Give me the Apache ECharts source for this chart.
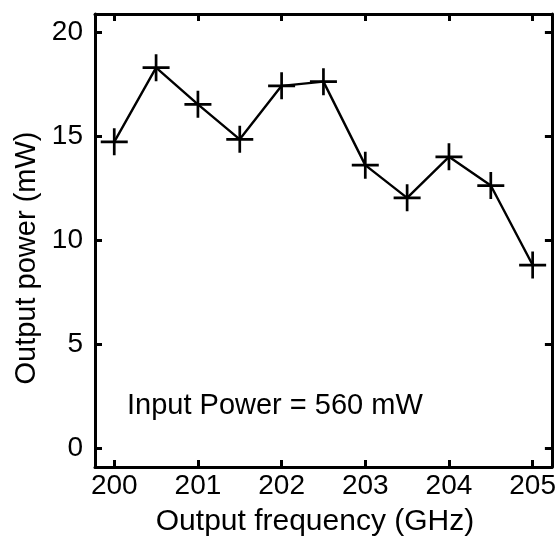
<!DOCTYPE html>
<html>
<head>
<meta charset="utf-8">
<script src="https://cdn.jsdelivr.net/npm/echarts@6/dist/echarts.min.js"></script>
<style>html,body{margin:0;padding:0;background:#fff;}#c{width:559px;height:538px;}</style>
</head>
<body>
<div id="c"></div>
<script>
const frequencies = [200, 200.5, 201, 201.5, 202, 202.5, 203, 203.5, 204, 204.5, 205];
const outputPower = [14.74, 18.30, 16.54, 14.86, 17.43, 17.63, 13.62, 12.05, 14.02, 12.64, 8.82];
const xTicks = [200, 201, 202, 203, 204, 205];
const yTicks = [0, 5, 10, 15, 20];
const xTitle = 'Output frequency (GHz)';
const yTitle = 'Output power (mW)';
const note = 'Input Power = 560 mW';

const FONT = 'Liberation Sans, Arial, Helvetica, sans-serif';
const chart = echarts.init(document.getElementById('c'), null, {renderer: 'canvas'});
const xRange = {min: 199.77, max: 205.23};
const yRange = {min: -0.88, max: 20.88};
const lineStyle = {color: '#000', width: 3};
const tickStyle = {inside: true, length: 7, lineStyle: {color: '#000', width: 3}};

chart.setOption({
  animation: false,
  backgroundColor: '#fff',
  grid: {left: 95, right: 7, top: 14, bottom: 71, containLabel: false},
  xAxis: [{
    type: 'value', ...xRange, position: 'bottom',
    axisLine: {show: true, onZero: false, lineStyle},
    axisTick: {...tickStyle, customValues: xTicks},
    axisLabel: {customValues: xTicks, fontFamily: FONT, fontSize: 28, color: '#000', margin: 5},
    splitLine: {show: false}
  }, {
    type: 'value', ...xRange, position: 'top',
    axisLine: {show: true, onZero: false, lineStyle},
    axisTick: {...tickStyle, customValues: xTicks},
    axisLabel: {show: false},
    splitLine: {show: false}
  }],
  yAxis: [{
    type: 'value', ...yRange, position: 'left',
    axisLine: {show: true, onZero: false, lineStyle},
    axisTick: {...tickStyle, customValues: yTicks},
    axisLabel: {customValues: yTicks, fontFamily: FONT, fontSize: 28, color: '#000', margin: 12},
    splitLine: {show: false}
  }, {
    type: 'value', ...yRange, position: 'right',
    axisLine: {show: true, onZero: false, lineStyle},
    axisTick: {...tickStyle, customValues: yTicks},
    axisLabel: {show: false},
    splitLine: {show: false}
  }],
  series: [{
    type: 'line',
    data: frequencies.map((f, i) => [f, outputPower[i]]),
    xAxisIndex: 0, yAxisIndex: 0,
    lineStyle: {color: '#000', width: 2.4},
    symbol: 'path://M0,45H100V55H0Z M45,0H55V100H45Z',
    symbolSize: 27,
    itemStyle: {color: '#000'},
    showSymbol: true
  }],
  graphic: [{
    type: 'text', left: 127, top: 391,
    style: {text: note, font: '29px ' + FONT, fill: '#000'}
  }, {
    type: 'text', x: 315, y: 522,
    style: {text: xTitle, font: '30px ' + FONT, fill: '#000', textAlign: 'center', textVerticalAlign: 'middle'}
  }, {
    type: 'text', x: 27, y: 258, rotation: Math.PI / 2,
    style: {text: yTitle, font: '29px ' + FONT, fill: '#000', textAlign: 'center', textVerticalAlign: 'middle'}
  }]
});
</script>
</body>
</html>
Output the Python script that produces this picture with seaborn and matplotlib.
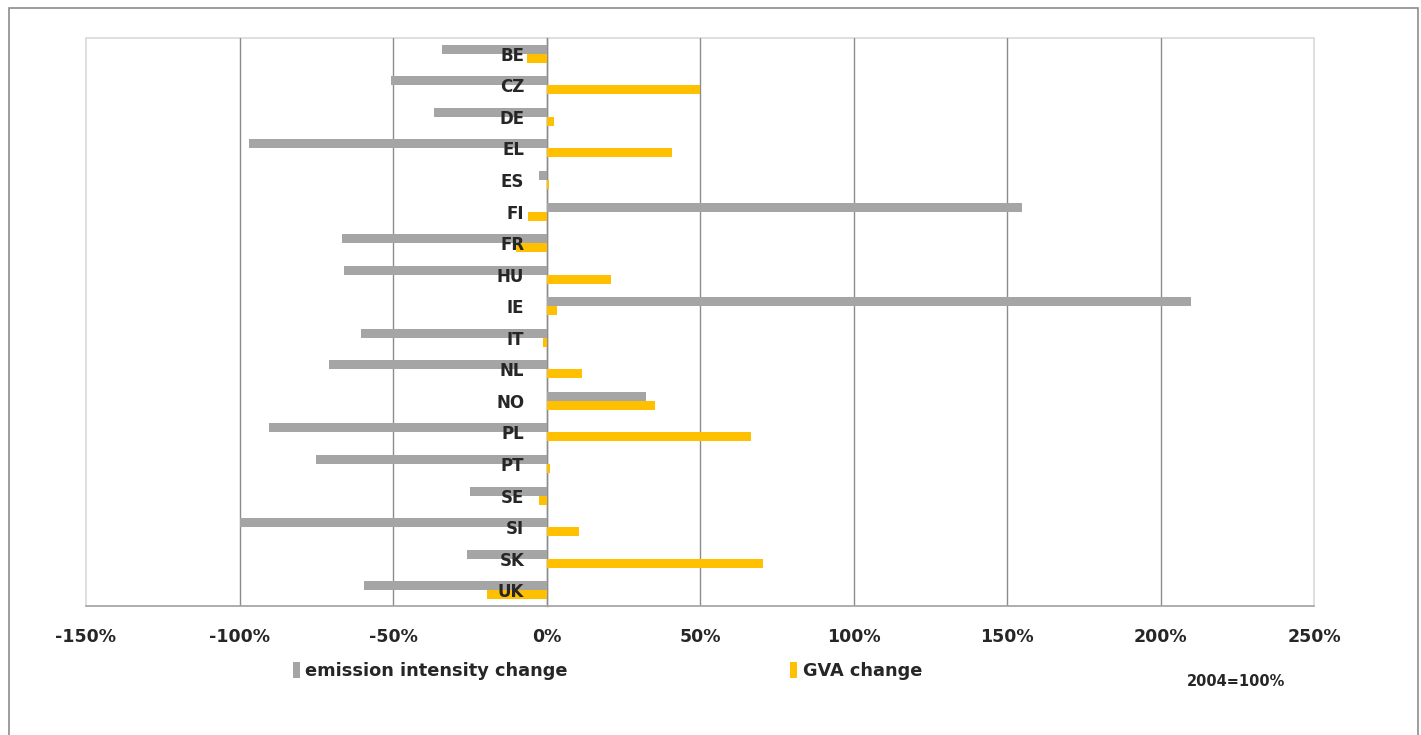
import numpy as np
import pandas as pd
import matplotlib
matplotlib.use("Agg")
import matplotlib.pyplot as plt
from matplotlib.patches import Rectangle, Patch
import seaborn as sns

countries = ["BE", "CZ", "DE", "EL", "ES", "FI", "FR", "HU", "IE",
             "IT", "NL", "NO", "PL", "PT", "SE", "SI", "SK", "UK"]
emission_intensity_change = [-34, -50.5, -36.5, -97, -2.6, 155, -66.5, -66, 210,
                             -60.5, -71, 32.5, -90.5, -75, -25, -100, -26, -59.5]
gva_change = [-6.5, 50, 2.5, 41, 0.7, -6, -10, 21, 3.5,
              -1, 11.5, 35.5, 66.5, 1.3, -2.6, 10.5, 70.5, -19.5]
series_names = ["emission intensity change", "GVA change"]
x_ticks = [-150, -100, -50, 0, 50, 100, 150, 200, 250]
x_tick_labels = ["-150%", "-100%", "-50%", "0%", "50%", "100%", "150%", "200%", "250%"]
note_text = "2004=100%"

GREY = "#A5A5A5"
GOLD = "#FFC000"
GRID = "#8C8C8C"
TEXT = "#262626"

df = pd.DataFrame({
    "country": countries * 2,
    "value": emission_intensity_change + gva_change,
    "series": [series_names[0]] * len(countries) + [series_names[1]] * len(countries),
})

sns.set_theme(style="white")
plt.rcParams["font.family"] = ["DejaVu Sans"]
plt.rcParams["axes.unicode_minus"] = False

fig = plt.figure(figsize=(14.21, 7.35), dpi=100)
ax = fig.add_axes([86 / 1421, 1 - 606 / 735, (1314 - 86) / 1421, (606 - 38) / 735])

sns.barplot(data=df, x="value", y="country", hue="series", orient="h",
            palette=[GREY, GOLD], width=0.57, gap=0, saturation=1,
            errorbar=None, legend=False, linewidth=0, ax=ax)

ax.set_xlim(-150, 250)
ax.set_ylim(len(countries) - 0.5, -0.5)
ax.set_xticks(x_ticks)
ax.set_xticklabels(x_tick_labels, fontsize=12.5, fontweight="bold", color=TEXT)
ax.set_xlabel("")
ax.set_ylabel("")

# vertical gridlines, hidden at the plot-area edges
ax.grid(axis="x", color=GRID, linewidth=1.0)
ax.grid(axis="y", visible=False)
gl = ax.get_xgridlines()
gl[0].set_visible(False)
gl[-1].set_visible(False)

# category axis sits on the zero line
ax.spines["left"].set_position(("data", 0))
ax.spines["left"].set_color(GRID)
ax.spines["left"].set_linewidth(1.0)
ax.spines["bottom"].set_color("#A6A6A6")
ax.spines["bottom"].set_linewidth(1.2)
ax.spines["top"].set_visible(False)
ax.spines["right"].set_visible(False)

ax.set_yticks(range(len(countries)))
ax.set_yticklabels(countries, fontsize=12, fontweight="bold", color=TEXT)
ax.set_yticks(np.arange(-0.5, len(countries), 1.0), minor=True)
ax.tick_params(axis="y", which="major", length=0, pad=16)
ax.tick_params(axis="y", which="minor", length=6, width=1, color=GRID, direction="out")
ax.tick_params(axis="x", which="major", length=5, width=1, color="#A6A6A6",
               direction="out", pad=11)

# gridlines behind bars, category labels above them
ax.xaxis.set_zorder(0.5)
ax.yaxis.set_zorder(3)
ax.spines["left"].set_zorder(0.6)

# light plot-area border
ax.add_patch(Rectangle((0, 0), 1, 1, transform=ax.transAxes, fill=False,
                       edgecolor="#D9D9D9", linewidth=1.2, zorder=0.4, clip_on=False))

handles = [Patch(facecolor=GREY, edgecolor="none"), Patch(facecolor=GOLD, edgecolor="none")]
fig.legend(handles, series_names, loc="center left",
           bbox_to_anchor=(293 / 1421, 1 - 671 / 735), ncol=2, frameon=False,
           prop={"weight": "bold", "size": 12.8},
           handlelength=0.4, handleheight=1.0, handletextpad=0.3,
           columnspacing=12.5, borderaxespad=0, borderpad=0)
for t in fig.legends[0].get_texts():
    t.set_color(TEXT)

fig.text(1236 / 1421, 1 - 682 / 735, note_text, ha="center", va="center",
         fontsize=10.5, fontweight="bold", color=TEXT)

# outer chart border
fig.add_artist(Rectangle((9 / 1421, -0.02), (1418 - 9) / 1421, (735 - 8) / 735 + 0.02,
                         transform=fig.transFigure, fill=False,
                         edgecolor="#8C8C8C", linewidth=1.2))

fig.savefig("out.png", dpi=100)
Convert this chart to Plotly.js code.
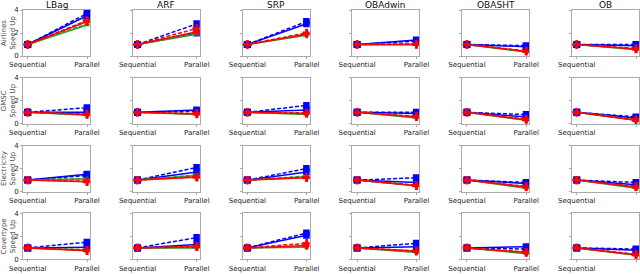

# Work instructions
Restate the lines of the records exactly, starting at the first and stopping after the line with "const note = 'Input Power = 560 mW';". Leave out any picture.

# Full output
Give me the Apache ECharts source for this chart.
<!DOCTYPE html>
<html>
<head>
<meta charset="utf-8">
<script src="https://cdn.jsdelivr.net/npm/echarts@6/dist/echarts.min.js"></script>
<style>html,body{margin:0;padding:0;background:#fff;}#c{width:559px;height:538px;}</style>
</head>
<body>
<div id="c"></div>
<script>
const frequencies = [200, 200.5, 201, 201.5, 202, 202.5, 203, 203.5, 204, 204.5, 205];
const outputPower = [14.74, 18.30, 16.54, 14.86, 17.43, 17.63, 13.62, 12.05, 14.02, 12.64, 8.82];
const xTicks = [200, 201, 202, 203, 204, 205];
const yTicks = [0, 5, 10, 15, 20];
const xTitle = 'Output frequency (GHz)';
const yTitle = 'Output power (mW)';
const note = 'Input Power = 560 mW';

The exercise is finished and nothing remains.